I have to say I love all the hand sewing this requires!


The most annoying part of the process comes later on, when the basting has to be ripped out from underneath the final machine stitched seam.  That is not so much fun.


I splurged on pre-cut spiral steel boning – no time or energy to fight with a pair of wire cutters for this project!


After the boning channels were stitched into place, I catch-stitched the trimmed seam allowances into place.  Some of the side seams had to be clipped at the waistline to make everything lay flat.


Instead of attaching the waist-stay after the lining was in place, I placed it between the coutil and the lining.  I figured this would be more comfortable (especially with the wider grosgrain) and would keep it from digging in at the waist. 


But I needed access to the ends of the ribbon.


My trusty bound buttonholes came to the rescue.


The waist-stay was stitched to the seams of the corselette and fed through the buttonhole openings on the lining.  The lining was then hand stitched in place along the bottom and zipper edges.


Then, of course, the stay needed a few hook & eyes as a closure.


I often get lazy and just use a larger skirt hook & eye, but they can dig in a bit.  So I went the more labor intensive route and used four small ones.


I was not careful about measuring the stay, so I ended up making it too small the first time around.  Whoops!  Thankfully, I had left enough of the ribbon folded under to extend the stay.


So guess what I was doing Friday evening?  Ripping out and re-stitching lots of little hook & eyes which have a tendency to fly out of my hand.  Then, of course, I had to find the things among all that black fabric.


A pair of bra cups was added, and the top edge basted together (eventually it was bound with my dress fabric).  And that is the corselette!


Thursday, September 25, 2014

Chalk Marks and Cotton Underlining


I am totally in love with waxed tracing paper!  Okay, I’ll shut up about it now.  But I think I have found my new "can't live without" sewing notion.  Will it eclipse rayon seam binding as my all time favorite?  Probably not, but now my Hug Snug has a best friend to play with in the sewing room.


For this predominantly black dress, I used both yellow and white sheets of the tracing paper.  Both of them disappeared under the steam of an iron while I was pressing my seams open later in the process.


I imagine that might not work with the darker colors.


But until the steam, the marks are super visible!


After cutting and marking the underlining, it was time to pull out the delicious silk/wool blend.

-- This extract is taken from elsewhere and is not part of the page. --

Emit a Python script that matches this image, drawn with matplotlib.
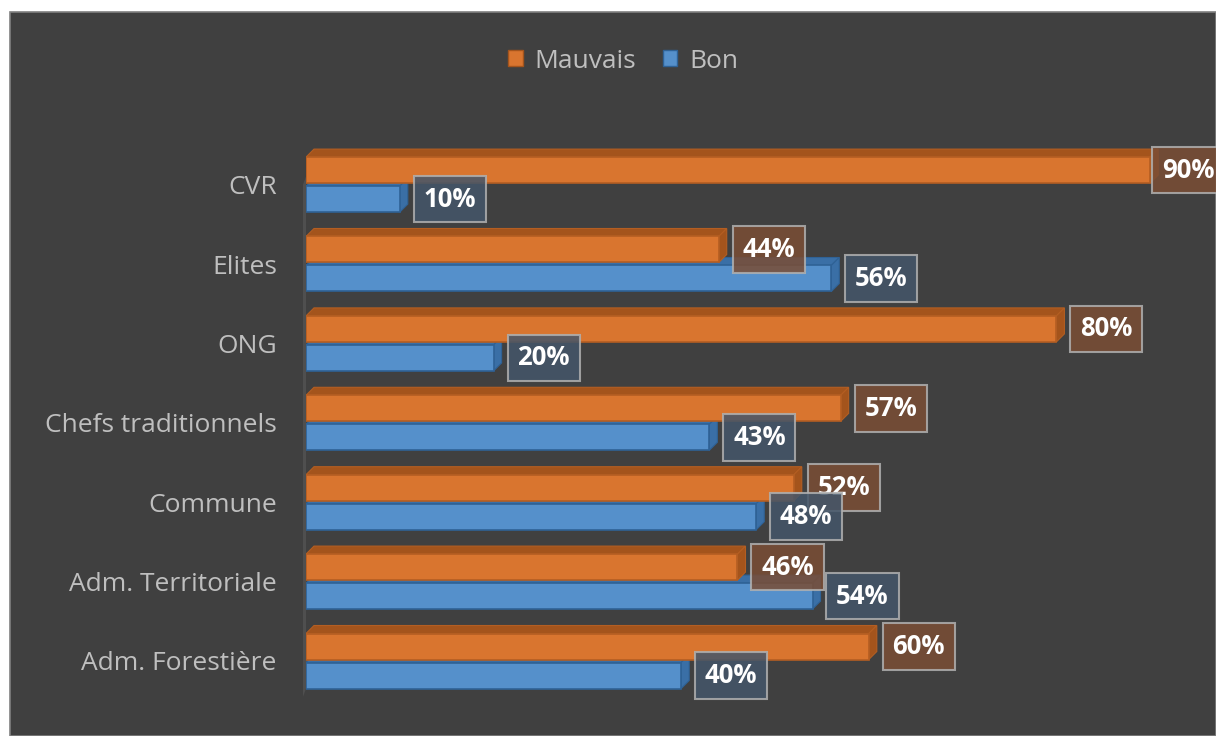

It was the moment of truth – would I have enough of the cherry print? 


Normally, I start pinning and cutting things from one end of the fabric, and go my merry way.  This time I was paranoid about running out of irreplaceable gorgeousness, so I laid everything out with a few pins here and there and worked my way through, hoping the fabric would not run out before my pattern pieces did.


And yes, everything fit!  I may even be able to squeeze a small project out of the remnants . . .


Next up was a whole lot of thread tracing.


This is probably not the best technique for anyone who hates hand sewing.  But I truly love it, so this part of the process was a lot of fun.  Which is a good thing . . . there were a whole lot of massive pieces to deal with this time around.


Not to mention many, many more hand sewing opportunities!